Nourish has had the privilege of sitting down with a number of interesting, influential chefs and food-drivers in the local, national and international community, and though you'll have to pick up a full copy in which their interviews run to read them in entirety, we want to share here some powerful things they had to say.
Everyone is a cook. We walk. We talk. We cook. People choose to opt in or opt out of cooking. The thing is - cooking with a spiritual compass. Depending on how your day looks, your week looks, your family structure, we can go together to the store and purchase trout. Cook it for ourselves, make extra to deliver to an elder, make fish soup with the bones.

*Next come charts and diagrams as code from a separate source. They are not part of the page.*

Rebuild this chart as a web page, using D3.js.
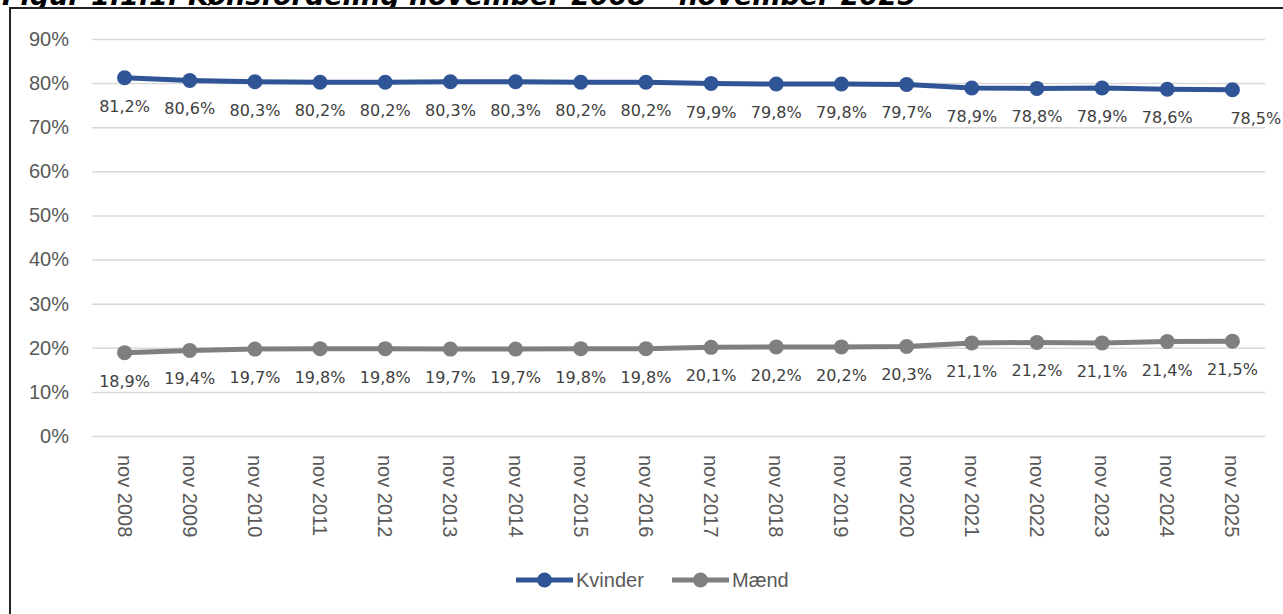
<!DOCTYPE html>
<html><head><meta charset="utf-8">
<script src="https://cdn.jsdelivr.net/npm/d3@7"></script>
<style>body{margin:0;background:#fff;overflow:hidden}svg{display:block}</style>
</head><body><svg id="c" width="1283" height="614"></svg>
<script>
const title = "Figur 1.1.1: Kønsfordeling november 2008 – november 2025";
const categories = ["nov 2008","nov 2009","nov 2010","nov 2011","nov 2012","nov 2013","nov 2014","nov 2015","nov 2016","nov 2017","nov 2018","nov 2019","nov 2020","nov 2021","nov 2022","nov 2023","nov 2024","nov 2025"];
const kvinder = [81.2,80.6,80.3,80.2,80.2,80.3,80.3,80.2,80.2,79.9,79.8,79.8,79.7,78.9,78.8,78.9,78.6,78.5];
const maend = [18.9,19.4,19.7,19.8,19.8,19.7,19.7,19.8,19.8,20.1,20.2,20.2,20.3,21.1,21.2,21.1,21.4,21.5];
const yTicks = [0,10,20,30,40,50,60,70,80,90];
const seriesNames = ["Kvinder","Mænd"];
const seriesColors = ["#2F5597","#7F7F7F"];

const svg = d3.select("#c");
const fmt = v => d3.format(".1f")(v).replace(".", ",") + "%";

svg.append("text").attr("x",2).attr("y",5).text(title)
  .attr("font-family","DejaVu Sans").attr("font-weight","bold").attr("font-style","italic")
  .attr("font-size",27).attr("fill","#000");

// frame
svg.append("rect").attr("x",10).attr("y",8).attr("width",1280).attr("height",620).attr("fill","#fff").attr("stroke","#222").attr("stroke-width",2);

const x = d3.scaleBand().domain(categories).range([92,1265]);
const y = d3.scaleLinear().domain([0,90]).range([436,39]);

const yAxis = svg.append("g").attr("transform","translate(92,0)")
  .call(d3.axisLeft(y).tickValues(yTicks).tickSize(-1173).tickFormat(d => d + "%"));
yAxis.select(".domain").remove();
yAxis.selectAll(".tick line").attr("stroke","#d9d9d9").attr("stroke-width",1.5);
yAxis.selectAll(".tick text").attr("x",-23).attr("font-family","Liberation Sans, Arial").attr("font-size",20).attr("fill","#595959");

const xAxis = svg.append("g").attr("transform","translate(0,436)")
  .call(d3.axisBottom(x).tickSize(0));
xAxis.select(".domain").remove();
xAxis.selectAll(".tick text")
  .attr("transform","rotate(90)").attr("x",19).attr("y",0).attr("dy","0.35em")
  .attr("text-anchor","start")
  .attr("font-family","Liberation Sans, Arial").attr("font-size",20).attr("fill","#595959");

const cx = d => x(d) + x.bandwidth()/2;
const series = [kvinder, maend];
series.forEach((vals, si) => {
  const pts = categories.map((c,i) => [cx(c), y(vals[i]), vals[i]]);
  svg.append("path").attr("d", d3.line()(pts.map(p => [p[0],p[1]])))
    .attr("fill","none").attr("stroke",seriesColors[si]).attr("stroke-width",5).attr("stroke-linejoin","round");
  svg.append("g").selectAll("circle").data(pts).join("circle")
    .attr("cx",p=>p[0]).attr("cy",p=>p[1]).attr("r",7.5).attr("fill",seriesColors[si]);
  svg.append("g").selectAll("text").data(pts).join("text")
    .attr("x",(p,i)=> i===pts.length-1 && si===0 ? p[0]-2 : p[0])
    .attr("y",p=>p[1]+34)
    .attr("text-anchor",(p,i)=> i===pts.length-1 && si===0 ? "start" : "middle")
    .attr("font-family","DejaVu Sans, Verdana").attr("font-size",16).attr("fill","#404040")
    .text(p=>fmt(p[2]));
});

// legend
const leg = [{x:516},{x:672}];
seriesNames.forEach((n,i) => {
  const g = svg.append("g").attr("transform",`translate(${leg[i].x},580)`);
  g.append("line").attr("x1",0).attr("x2",57).attr("y1",0).attr("y2",0).attr("stroke",seriesColors[i]).attr("stroke-width",5);
  g.append("circle").attr("cx",28.5).attr("cy",0).attr("r",7.5).attr("fill",seriesColors[i]);
  g.append("text").attr("x",60).attr("y",0).attr("dy","0.35em").text(n)
    .attr("font-family","Liberation Sans, Arial").attr("font-size",20).attr("fill","#595959");
});
</script></body></html>
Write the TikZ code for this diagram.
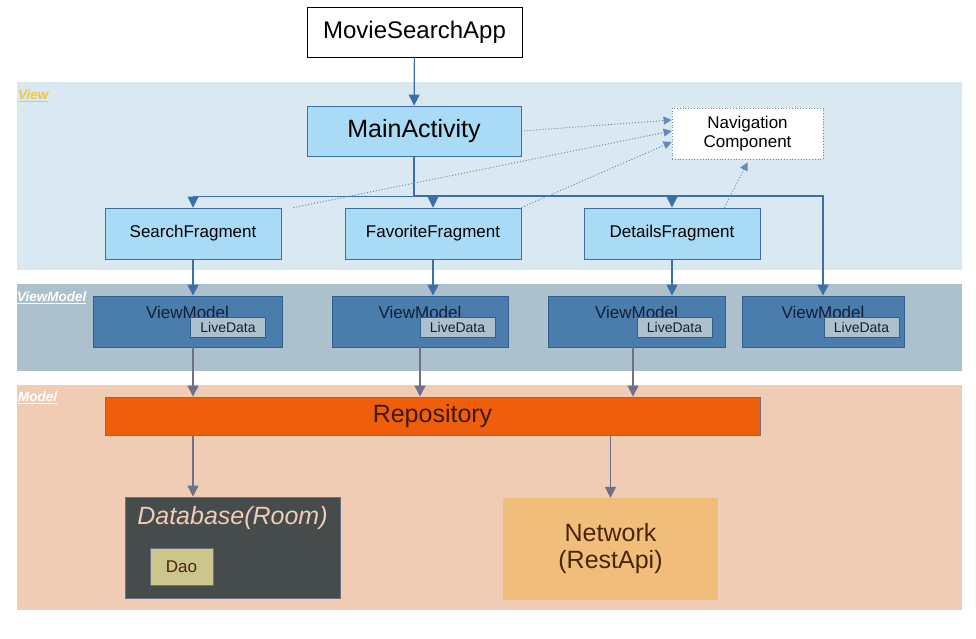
\documentclass[tikz,border=0pt]{standalone}
\usepackage{fontspec}
\setmainfont{Liberation Sans}
\usetikzlibrary{arrows.meta}

\definecolor{viewbg}{HTML}{DAE8F2}
\definecolor{vmbg}{HTML}{ACC1CC}
\definecolor{modelbg}{HTML}{F1CCB4}
\definecolor{actfill}{HTML}{A9DBF6}
\definecolor{actline}{HTML}{3C6EA8}
\definecolor{vmfill}{HTML}{4A7DAC}
\definecolor{vmline}{HTML}{2F5F8F}
\definecolor{vmtext}{HTML}{10203A}
\definecolor{repofill}{HTML}{EF5E0A}
\definecolor{repotext}{HTML}{3E1800}
\definecolor{greyline}{HTML}{6E7088}
\definecolor{dbfill}{HTML}{464B4B}
\definecolor{daofill}{HTML}{CDC68C}
\definecolor{netfill}{HTML}{F0BD7A}
\definecolor{nettext}{HTML}{4A2608}
\definecolor{labelyellow}{HTML}{F4C73E}

\tikzset{
  fsize/.style={font=\fontsize{#1}{#1}\selectfont},
  layer/.style={fill=#1,draw=none},
  layerlabel/.style={anchor=west,inner sep=0pt,text=#1,
    font=\fontsize{13.5}{13.5}\selectfont\bfseries\itshape},
  actbox/.style={draw=actline,fill=actfill,inner sep=0pt,line width=0.9pt},
  vmbox/.style={draw=vmline,fill=vmfill,inner sep=0pt,minimum height=51pt,line width=0.8pt},
  ldbox/.style={draw=vmline,fill=vmbg,inner sep=0pt,minimum height=20pt,fsize=14,text=vmtext,line width=0.8pt},
  flow/.style={draw=actline,line width=1.2pt,-{Triangle[width=11pt,length=11pt]}},
  lowflow/.style={draw=greyline,line width=1.1pt,-{Triangle[width=11pt,length=11pt]}},
  navflow/.style={draw=actline!80,dotted,line width=1pt,-{Triangle[width=8pt,length=8pt]}}
}

\begin{document}
\begin{tikzpicture}[x=1pt,y=-1pt]
\useasboundingbox[fill=white] (0,0) rectangle (976,639);

% the three layers
\fill[layer=viewbg] (17,82) rectangle (962,270);
\fill[layer=vmbg] (17,284) rectangle (962,371);
\fill[layer=modelbg] (17,385) rectangle (962,610);
\node[layerlabel=labelyellow] (lview) at (18,96) {\underbar{View}};
\node[layerlabel=white] (lvm) at (17,298) {\underbar{ViewModel}};
\node[layerlabel=white] (lmodel) at (18,398) {\underbar{Model}};

% app and activity
\node[draw=black,fill=white,line width=0.9pt,minimum width=215pt,minimum height=50pt,fsize=24] (app) at (414.5,32) {MovieSearchApp};
\node[actbox,minimum width=214pt,minimum height=50pt,fsize=25] (main) at (414,131) {MainActivity};
\node[draw=actline!80,dotted,fill=white,line width=0.8pt,minimum width=151pt,minimum height=51pt,
  align=center,fsize=17,inner sep=0pt] (nav) at (747.5,133.5) {Navigation\\[2pt]Component};

% fragments
\foreach \n/\cx/\txt in {sfrag/193/SearchFragment,ffrag/433/FavoriteFragment,dfrag/672/DetailsFragment}
  \node[actbox,minimum width=176pt,minimum height=51pt,fsize=17] (\n) at (\cx,233.5) {\txt};

% view models with their live data
\foreach \n/\cx/\w/\lx in {vm1/187.5/189/228,vm2/420/176/457.5,vm3/636.5/177/674.5,vm4/823/162/861.5}{
  \node[vmbox,minimum width=\w pt] (\n) at (\cx,321.5) {};
  \node[fsize=17,text=vmtext,inner sep=0pt] (\n t) at (\cx,312) {ViewModel};
  \node[ldbox,minimum width=75pt] (\n ld) at (\lx,327) {LiveData};
}

% model layer
\node[draw=greyline,fill=repofill,line width=0.9pt,minimum width=655pt,minimum height=38pt,
  fsize=25,text=repotext,inner sep=0pt] (repo) at (432.5,416) {Repository};
\node[draw=greyline,fill=dbfill,line width=0.9pt,minimum width=215pt,minimum height=101pt,inner sep=0pt] (db) at (232.5,547.5) {};
\node[fsize=25,text=modelbg,inner sep=0pt] (dbt) at (232.5,518) {\itshape Database(Room)};
\node[draw=greyline,fill=daofill,line width=0.6pt,minimum width=63pt,minimum height=37pt,
  fsize=17,text=nettext,inner sep=0pt] (dao) at (181.5,566.5) {Dao};
\node[fill=netfill,minimum width=215pt,minimum height=102pt,align=center,
  fsize=25,text=nettext,inner sep=0pt] (net) at (610.5,549) {Network\\[2pt](RestApi)};

% arrows
\coordinate (bus) at (0,196);
\draw[flow] (app) -- (main);
\foreach \f in {sfrag,ffrag,dfrag}
  \draw[flow,line width=0.9pt] (main.south) -- (main.south |- bus) -| (\f.north);
\draw[flow,line width=1.6pt] (main.south) -- (main.south |- bus) -| (vm4.north);
\draw[flow] (sfrag.south) -- (sfrag.south |- vm1.north);
\draw[flow] (ffrag.south) -- (ffrag.south |- vm2.north);
\draw[flow] (dfrag.south) -- (dfrag.south |- vm3.north);

\draw[lowflow] (sfrag.south |- vm1.south) -- (sfrag.south |- repo.north);
\draw[lowflow] (vm2.south) -- (vm2.south |- repo.north);
\draw[lowflow] ([xshift=-3.5pt]vm3.south) -- ([xshift=-3.5pt]vm3.south |- repo.north);
\draw[lowflow] (sfrag.south |- repo.south) -- (sfrag.south |- db.north);
\draw[lowflow] (net.north |- repo.south) -- (net.north);

% links to the navigation component
\draw[navflow] (main.east) -- ([yshift=13.5pt]nav.west);
\draw[navflow] ([xshift=12pt]sfrag.north east) -- ([yshift=2.5pt]nav.west);
\draw[navflow] (ffrag.north east) -- ([yshift=-8.5pt]nav.west);
\draw[navflow] ([xshift=-36pt]dfrag.north east) -- ([yshift=-3pt]nav.south);

\end{tikzpicture}
\end{document}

It's about living right by food.
I love when you know you're telling it exactly as it is. When you're afloat. It's unconflicted. Unequivocal. It's very valuable. I wish for everyone that they could and would allow themselves it.
The one book everyone should read? The Righteous Pork Chop by Nicolette Hahn Niman.
I work in the service industry and that means it's our job to cater to people. Their wants and needs. I learned a lesson of humanity and respect from one of my greatest mentors, Daniel Boulud. Treat people right, respect them no matter their position, and learn patience.
Best advice you ever got? It was at my second job after college - the Pompadour Restaurant at Caledonian Hotel in Edinburgh. I was younger and moving slow compared to the others, so the lead cook pulled me into the walk-in and talked about the need to move faster. It worked, as it created a desire to be faster and more productive every day I went to work.